Friday, October 20, 2017

Climate Central's The First Frost is Coming Later

So, this checks off a couple of my favorite requisites for a good teaching example: You can personalize it, it is contemporary and applicable, it illustrates a few different sorts of statistics. 

The overall article is about how frosty the US is becoming as the Earth warms. They provide data about the first frost is a number of US cities. It even lists my childhood hometown of Altoona, PA, so I think there is a pretty large selection of cities to choose from. Below, I've included the screen grab for my current home, and the home of Gannon University, Erie, PA.

First frost date illustrated with a line chart, but the chart also includes the regression line.

Data for frosty, chilly Erie, PA

The article also presents a chart that shows how frost is related to the length of growing season in the US. This graph is a good example as the y-axis shows the number of days above or below average growing season over time, starting with 1895 and going through 2015.

Both graphs also illustrate long term data collection, and illustrate archival data.
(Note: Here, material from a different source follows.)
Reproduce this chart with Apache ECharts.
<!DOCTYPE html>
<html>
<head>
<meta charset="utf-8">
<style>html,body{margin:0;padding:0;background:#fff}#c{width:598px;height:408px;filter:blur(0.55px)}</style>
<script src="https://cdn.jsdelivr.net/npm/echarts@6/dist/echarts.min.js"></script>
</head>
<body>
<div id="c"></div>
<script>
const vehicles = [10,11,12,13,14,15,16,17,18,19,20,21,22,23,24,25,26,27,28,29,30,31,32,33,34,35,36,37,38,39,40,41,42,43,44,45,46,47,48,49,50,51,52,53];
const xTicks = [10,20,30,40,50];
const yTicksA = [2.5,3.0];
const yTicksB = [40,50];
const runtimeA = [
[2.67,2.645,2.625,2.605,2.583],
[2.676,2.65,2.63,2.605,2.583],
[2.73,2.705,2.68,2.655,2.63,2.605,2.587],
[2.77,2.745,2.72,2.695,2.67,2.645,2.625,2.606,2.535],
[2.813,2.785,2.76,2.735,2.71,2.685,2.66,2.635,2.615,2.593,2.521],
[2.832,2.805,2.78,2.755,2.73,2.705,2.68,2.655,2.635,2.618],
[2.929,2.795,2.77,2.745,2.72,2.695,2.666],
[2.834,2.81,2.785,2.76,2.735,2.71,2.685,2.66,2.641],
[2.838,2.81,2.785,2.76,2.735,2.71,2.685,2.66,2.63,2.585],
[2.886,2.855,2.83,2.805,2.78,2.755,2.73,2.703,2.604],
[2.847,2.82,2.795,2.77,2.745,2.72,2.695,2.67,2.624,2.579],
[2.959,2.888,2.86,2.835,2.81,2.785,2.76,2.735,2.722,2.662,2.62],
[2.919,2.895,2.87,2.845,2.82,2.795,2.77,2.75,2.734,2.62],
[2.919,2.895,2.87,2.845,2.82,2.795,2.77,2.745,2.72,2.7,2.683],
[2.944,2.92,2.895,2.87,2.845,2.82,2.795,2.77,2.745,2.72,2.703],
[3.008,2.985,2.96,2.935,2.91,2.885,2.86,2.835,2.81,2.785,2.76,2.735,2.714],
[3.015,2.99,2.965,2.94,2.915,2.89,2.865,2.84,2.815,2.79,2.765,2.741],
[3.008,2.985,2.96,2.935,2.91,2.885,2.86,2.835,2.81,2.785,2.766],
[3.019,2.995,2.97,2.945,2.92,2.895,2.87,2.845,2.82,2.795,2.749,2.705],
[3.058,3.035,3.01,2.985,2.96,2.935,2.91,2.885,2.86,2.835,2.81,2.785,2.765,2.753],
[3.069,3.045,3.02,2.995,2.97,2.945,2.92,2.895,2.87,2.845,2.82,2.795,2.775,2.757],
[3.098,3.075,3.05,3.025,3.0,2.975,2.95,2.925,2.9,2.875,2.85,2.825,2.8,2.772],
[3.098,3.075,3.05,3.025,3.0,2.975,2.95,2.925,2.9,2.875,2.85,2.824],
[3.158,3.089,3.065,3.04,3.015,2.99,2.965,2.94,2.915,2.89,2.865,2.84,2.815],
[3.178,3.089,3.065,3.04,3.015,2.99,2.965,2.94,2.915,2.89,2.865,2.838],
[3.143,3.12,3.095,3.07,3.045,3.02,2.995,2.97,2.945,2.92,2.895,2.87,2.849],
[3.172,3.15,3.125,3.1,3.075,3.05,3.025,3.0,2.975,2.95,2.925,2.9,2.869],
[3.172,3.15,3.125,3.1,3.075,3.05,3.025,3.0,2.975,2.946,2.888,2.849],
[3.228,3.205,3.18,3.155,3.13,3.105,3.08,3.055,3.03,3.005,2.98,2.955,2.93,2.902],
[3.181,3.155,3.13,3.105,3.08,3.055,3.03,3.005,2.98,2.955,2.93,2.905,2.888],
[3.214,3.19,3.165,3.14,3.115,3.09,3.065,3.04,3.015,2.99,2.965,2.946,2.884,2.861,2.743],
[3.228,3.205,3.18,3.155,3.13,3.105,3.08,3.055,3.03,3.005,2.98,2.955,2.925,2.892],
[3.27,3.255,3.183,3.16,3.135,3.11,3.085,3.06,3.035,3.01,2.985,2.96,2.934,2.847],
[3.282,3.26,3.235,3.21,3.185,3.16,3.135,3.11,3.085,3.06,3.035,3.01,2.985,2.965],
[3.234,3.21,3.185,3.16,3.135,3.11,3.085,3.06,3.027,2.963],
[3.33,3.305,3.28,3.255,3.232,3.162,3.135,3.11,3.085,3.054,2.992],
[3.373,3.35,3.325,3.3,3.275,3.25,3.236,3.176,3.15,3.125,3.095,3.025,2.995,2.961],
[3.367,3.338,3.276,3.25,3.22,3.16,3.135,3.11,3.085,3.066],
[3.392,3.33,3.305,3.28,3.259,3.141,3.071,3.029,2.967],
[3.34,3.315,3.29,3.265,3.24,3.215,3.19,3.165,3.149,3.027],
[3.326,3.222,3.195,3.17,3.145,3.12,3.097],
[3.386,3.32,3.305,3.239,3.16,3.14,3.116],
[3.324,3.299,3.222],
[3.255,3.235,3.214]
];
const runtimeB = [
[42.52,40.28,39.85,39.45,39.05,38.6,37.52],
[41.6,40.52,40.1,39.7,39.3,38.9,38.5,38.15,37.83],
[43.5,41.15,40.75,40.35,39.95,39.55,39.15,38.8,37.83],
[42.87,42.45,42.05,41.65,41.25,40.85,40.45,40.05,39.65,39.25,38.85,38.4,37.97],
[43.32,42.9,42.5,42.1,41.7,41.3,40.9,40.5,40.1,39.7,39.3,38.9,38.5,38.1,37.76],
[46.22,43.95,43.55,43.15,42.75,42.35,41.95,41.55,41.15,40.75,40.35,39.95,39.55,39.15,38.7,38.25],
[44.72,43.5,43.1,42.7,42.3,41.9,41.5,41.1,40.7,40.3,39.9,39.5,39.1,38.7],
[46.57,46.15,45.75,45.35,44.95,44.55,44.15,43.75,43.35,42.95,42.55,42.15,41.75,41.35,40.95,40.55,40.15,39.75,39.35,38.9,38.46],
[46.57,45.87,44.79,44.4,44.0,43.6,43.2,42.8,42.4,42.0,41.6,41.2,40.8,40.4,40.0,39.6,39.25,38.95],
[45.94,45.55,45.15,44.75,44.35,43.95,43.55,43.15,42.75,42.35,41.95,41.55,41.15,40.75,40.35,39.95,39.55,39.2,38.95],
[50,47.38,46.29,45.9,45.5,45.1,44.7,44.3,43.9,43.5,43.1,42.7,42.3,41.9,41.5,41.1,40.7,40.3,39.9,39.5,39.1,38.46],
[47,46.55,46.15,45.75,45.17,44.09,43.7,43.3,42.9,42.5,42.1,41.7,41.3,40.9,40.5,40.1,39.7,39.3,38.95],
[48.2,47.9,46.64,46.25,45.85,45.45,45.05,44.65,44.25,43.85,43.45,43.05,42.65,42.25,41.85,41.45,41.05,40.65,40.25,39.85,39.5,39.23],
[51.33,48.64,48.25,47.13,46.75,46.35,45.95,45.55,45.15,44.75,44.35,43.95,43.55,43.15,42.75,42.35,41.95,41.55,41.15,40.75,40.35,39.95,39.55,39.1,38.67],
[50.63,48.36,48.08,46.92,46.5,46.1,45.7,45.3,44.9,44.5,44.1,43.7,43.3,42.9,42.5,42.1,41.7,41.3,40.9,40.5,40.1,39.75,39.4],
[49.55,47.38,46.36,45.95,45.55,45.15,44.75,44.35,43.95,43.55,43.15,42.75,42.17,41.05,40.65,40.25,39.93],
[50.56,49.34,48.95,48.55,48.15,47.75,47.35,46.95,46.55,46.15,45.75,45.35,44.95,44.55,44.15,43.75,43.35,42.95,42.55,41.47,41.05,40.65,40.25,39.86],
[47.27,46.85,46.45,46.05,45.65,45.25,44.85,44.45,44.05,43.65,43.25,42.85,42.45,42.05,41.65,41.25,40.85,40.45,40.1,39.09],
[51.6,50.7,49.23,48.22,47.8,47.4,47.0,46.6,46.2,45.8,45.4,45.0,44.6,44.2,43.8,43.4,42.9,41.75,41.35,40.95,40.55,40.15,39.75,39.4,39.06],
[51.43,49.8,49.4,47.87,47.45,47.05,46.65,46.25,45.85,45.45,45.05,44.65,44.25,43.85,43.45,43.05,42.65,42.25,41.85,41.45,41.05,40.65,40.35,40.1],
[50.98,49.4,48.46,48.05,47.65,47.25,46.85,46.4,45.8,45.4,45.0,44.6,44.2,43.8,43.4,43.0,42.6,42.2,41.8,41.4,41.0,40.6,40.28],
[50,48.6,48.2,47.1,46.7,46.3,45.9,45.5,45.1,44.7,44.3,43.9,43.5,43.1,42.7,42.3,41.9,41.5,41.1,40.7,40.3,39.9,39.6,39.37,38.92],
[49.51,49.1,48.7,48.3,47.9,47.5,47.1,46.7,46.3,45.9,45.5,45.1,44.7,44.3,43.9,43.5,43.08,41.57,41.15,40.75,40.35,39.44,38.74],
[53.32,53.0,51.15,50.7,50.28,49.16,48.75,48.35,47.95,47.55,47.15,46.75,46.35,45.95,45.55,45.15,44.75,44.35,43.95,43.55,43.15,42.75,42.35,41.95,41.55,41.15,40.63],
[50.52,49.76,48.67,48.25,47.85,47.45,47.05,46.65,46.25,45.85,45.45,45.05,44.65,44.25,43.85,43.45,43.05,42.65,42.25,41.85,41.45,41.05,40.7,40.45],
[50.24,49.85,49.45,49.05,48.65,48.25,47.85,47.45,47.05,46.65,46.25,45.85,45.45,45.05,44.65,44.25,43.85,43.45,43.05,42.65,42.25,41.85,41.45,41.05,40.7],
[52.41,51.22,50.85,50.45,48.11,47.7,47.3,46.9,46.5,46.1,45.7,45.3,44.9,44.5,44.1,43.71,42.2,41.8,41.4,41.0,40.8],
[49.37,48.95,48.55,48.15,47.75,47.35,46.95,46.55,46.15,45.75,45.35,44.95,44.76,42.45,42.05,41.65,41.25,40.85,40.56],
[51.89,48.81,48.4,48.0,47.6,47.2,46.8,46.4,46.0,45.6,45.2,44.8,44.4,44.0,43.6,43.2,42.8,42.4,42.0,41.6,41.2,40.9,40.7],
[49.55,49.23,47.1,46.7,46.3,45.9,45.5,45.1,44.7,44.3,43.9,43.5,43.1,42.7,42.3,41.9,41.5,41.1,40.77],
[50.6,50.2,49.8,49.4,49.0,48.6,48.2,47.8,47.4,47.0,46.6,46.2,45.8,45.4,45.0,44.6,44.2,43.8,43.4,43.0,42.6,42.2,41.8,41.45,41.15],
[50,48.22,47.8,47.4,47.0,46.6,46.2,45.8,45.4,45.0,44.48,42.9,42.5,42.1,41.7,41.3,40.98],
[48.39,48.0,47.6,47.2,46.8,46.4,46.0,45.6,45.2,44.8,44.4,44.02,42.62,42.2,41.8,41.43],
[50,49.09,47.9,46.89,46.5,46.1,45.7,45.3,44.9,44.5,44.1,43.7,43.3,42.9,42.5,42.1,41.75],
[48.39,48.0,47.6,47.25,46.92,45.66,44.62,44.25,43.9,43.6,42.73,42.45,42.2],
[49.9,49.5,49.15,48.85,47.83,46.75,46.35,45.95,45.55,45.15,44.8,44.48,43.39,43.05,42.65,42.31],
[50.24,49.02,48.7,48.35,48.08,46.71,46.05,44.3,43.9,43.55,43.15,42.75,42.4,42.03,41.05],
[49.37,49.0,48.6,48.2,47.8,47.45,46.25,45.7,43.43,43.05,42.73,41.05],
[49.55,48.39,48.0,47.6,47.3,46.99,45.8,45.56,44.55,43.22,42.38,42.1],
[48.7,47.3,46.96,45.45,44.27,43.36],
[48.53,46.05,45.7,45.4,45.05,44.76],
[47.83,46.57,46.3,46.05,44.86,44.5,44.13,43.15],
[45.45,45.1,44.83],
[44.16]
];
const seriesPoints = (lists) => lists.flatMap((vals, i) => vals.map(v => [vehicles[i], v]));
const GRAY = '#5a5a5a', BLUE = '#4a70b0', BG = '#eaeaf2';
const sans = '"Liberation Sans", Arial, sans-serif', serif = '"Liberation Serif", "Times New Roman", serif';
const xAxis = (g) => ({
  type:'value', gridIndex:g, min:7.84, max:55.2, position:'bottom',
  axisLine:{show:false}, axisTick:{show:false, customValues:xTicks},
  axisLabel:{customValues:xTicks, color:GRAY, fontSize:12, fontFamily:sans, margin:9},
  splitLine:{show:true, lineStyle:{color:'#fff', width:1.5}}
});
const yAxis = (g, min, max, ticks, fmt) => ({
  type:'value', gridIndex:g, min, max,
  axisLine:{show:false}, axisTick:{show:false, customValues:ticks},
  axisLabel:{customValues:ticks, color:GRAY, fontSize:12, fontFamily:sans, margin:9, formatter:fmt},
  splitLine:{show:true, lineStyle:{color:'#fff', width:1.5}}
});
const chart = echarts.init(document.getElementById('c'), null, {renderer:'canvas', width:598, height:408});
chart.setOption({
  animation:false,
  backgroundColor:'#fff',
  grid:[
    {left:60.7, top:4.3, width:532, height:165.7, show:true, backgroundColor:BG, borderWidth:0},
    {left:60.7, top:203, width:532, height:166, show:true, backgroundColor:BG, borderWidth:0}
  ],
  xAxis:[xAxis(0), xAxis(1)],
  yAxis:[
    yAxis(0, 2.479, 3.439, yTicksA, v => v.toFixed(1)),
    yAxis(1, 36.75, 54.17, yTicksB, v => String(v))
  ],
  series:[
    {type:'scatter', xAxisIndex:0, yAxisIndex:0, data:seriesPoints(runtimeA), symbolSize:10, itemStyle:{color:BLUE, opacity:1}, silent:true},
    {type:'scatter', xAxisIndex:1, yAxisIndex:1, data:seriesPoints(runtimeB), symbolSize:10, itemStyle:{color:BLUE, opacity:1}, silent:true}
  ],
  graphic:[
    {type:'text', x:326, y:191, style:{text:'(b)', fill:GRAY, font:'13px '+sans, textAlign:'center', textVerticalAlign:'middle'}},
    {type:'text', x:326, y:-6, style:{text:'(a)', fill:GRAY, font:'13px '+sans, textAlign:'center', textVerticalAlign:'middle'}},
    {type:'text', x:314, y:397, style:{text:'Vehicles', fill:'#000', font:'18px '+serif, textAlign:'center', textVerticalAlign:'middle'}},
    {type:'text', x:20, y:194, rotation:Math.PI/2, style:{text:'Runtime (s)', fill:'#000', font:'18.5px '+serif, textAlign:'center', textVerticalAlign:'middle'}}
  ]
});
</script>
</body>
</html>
Wednesday, October 11, 2017

Using the Global Terrorism Database's code book to teach levels of measurement, variable types

A database code book is the documentation of all of the data entry rules and coding schemes used in a given data base. And code books usually contain examples of every kind of variable and level of measurement you need to teach your students during the first  two weeks of Intro Stats. You can use any code book  from any database relevant to your own scholarship as an example in class. Or perhaps you can find a code book particularly relevant to the students or majors you are teaching.
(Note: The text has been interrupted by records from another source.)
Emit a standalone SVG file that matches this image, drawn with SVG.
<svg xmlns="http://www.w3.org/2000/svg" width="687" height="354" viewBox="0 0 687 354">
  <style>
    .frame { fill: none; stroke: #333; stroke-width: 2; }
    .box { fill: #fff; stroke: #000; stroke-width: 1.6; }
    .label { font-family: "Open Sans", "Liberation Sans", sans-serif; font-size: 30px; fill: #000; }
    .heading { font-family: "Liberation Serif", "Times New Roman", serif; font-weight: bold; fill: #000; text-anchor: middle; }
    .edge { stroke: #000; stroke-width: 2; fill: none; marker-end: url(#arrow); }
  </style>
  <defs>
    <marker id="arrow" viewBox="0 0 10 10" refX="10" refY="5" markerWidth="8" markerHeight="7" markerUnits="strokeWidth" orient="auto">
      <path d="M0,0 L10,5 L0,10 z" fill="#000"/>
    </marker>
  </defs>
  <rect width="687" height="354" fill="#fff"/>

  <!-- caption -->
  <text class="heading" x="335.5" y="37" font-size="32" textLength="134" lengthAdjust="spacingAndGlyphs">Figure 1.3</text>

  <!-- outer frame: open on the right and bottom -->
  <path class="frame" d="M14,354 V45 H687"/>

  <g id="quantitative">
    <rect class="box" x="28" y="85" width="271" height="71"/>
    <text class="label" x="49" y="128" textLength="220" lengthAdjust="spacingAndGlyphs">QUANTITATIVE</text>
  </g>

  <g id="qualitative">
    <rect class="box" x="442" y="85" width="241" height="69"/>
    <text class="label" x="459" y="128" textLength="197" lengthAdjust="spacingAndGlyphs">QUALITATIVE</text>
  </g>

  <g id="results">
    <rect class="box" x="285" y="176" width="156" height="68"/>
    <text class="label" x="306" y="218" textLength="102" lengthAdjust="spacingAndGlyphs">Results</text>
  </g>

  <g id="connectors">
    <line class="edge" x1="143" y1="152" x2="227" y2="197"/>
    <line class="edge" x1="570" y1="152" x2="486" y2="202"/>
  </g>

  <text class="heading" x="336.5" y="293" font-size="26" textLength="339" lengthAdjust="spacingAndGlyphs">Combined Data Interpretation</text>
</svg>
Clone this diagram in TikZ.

Here, I will describe how to use Global Terrorism Database’s code book for this purpose. The Global Terrorism Database is housed at University of Maryland and has been tracking national and international terrorism since 1970 and has collected information on  over 170, 000 attacks. So, the database in and of itself could be useful in class. But, I will focus on just the code book for  now, as I think this example cuts across disciplines and interests as all of our students are aware of terrorism and this particular code book doesn’t contain much technical jargon.
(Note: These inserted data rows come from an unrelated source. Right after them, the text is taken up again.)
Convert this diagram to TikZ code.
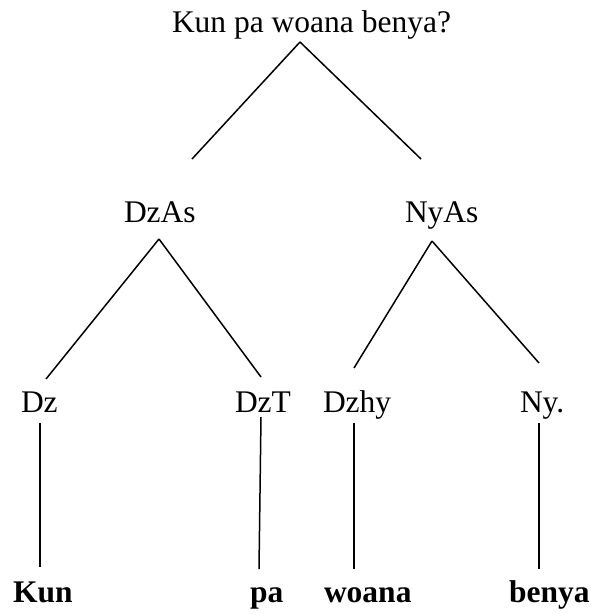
\documentclass[tikz,border=0pt]{standalone}
\usepackage{fontspec}
\setmainfont{Liberation Serif}
\begin{document}
\begin{tikzpicture}[x=1pt,y=-1pt,
  lbl/.style={anchor=base west,inner sep=0pt,outer sep=0pt,font=\fontsize{31.5}{36}\selectfont},
  word/.style={lbl,font=\fontsize{31.5}{36}\selectfont\bfseries},
  edge/.style={draw=black,line width=1.5pt}]
\useasboundingbox (0,0) rectangle (594,614);
% labels
\node[lbl] (root) at (172,32) {Kun pa woana benya?};
\node[lbl] (dzas) at (124,222) {DzAs};
\node[lbl] (nyas) at (405,222) {NyAs};
\node[lbl] (dz) at (21,412) {Dz};
\node[lbl] (dzt) at (235,412) {DzT};
\node[lbl] (dzhy) at (323,412) {Dzhy};
\node[lbl] (ny) at (520,412) {Ny.};
\node[word] (kun) at (13,602) {Kun};
\node[word] (pa) at (250,602) {pa};
\node[word] (woana) at (324,602) {woana};
\node[word] (benya) at (509,602) {benya};
% connector ends
\coordinate (rootB) at (300,42);
\coordinate (dzasT) at (192,159);
\coordinate (nyasT) at (421,159);
\coordinate (dzasB) at (159,239);
\coordinate (dzT) at (46,379);
\coordinate (dztT) at (261,377);
\coordinate (nyasB) at (432,241);
\coordinate (dzhyT) at (354,368);
\coordinate (nyT) at (539,363);
\coordinate (dzB) at (40,423);
\coordinate (kunT) at (40,567);
\coordinate (dztB) at (261,417);
\coordinate (paT) at (259,569);
\coordinate (dzhyB) at (354,423);
\coordinate (woanaT) at (354,569);
\coordinate (nyB) at (539,423);
\coordinate (benyaT) at (539,569);
% connectors
\draw[edge] (rootB) -- (dzasT);
\draw[edge] (rootB) -- (nyasT);
\draw[edge] (dzasB) -- (dzT);
\draw[edge] (dzasB) -- (dztT);
\draw[edge] (nyasB) -- (dzhyT);
\draw[edge] (nyasB) -- (nyT);
\draw[edge] (dzB) -- (kunT);
\draw[edge] (dztB) -- (paT);
\draw[edge] (dzhyB) -- (woanaT);
\draw[edge] (nyB) -- (benyaT);
\end{tikzpicture}
\end{document}
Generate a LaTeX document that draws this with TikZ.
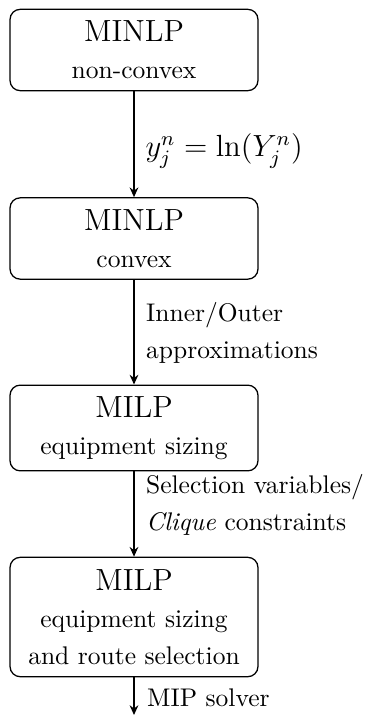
\documentclass[tikz,border=0pt]{standalone}
\usetikzlibrary{arrows.meta}
\begin{document}
\begin{tikzpicture}[x=0.392pt,y=-0.392pt,
  stage/.style={draw,rounded corners=4pt,inner sep=0pt,align=center,
    minimum width=97.2pt,line width=0.5pt},
  flow/.style={-{Stealth[length=3.8pt,width=3.4pt]},line width=0.8pt},
  lbl/.style={anchor=base west,inner sep=0pt,align=left}]
\useasboundingbox (0,0) rectangle (372,715);

\node[stage,minimum height=31.9pt] (s1) at (134,50)
  {{\large MINLP}\\[2.5pt] non-convex};
\node[stage,minimum height=31.9pt] (s2) at (134,238.5)
  {{\large MINLP}\\[2.5pt] convex};
\node[stage,minimum height=33.6pt] (s3) at (134,428)
  {{\large MILP}\\[2.5pt] equipment sizing};
\node[stage,minimum height=46.8pt] (s4) at (134,617)
  {{\large MILP}\\[2.5pt] equipment sizing\\[2.5pt] and route selection};
\coordinate (out) at (134,715);

\draw[flow] (s1.south) -- (s2.north);
\draw[flow] (s2.south) -- (s3.north);
\draw[flow] (s3.south) -- (s4.north);
\draw[flow] (s4.south) -- (out);

\node[lbl] (l1) at (145,157) {\large $y^n_j=\ln(Y^n_j)$};
\node[lbl] (l2a) at (145.7,321.7) {Inner/Outer};
\node[lbl] (l2b) at (145.7,358) {approximations};
\node[lbl] (l3a) at (145.6,493) {Selection variables/};
\node[lbl] (l3b) at (145.6,530) {\textit{Clique} constraints};
\node[lbl] (l4) at (146.7,706.7) {MIP solver};
\end{tikzpicture}
\end{document}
Here are just a few of the examples contained within it: Dichotomous, mutually exclusive response options ( Yes = 1, No = 0) can be found on page 14, in response to the question ”The violent act must be aimed at attaining a political, economic, religious, or social goal.”.

Another dichotomous response is used to indicate whether or not an attack was intended as a suicide attack (p. 26).

You can demonstrate nominal coding with the response options used to identify the country where the attack occured (Brazil = 30, Cambodia = 36, etc., on p. 17, ) or by looking at the coding scheme for different kinds of terrorist attacks (3 = Bombing/Explosion, p. 22).

Ratio scale of measurement is used to enter number of  perpetrators for a given terrorist act (p. 44). You can also discuss what is lost or gained by reporting (and analyzing) the cost of damages in either categorical and ordinal (number represents one of four ranges of dollars) or qualitative and ratio (enter the amount of loss in USD) format (on pages  49 and 50).

This code book and the actual data base also draw attention to attempts to better understand big, scary life problems via systematic data collection and analysis.  We need first responders and law enforcement officers and the bravery of regular citizens thrust into terrible situations in order to deal with terrorist events. We also need sharp, statistical minds to look for the patterns in these attacks in an attempt to prevent future attacks.

For a more advanced statistics class, you can also point out the naming conventions used in this database, and how naming conventions are good practice  and need to be sorted out prior to data collection.

Monday, October 2, 2017

Compound Interest's "A Rought Guide to Spotting Bad Science"

I love good graphic design and lists. This guide to spotting bad science embraces both. And many of the science of bad science are statistical in nature, or involve sketchy methods. Honestly, this could be easily turned into a  homework assignment for research evaluation.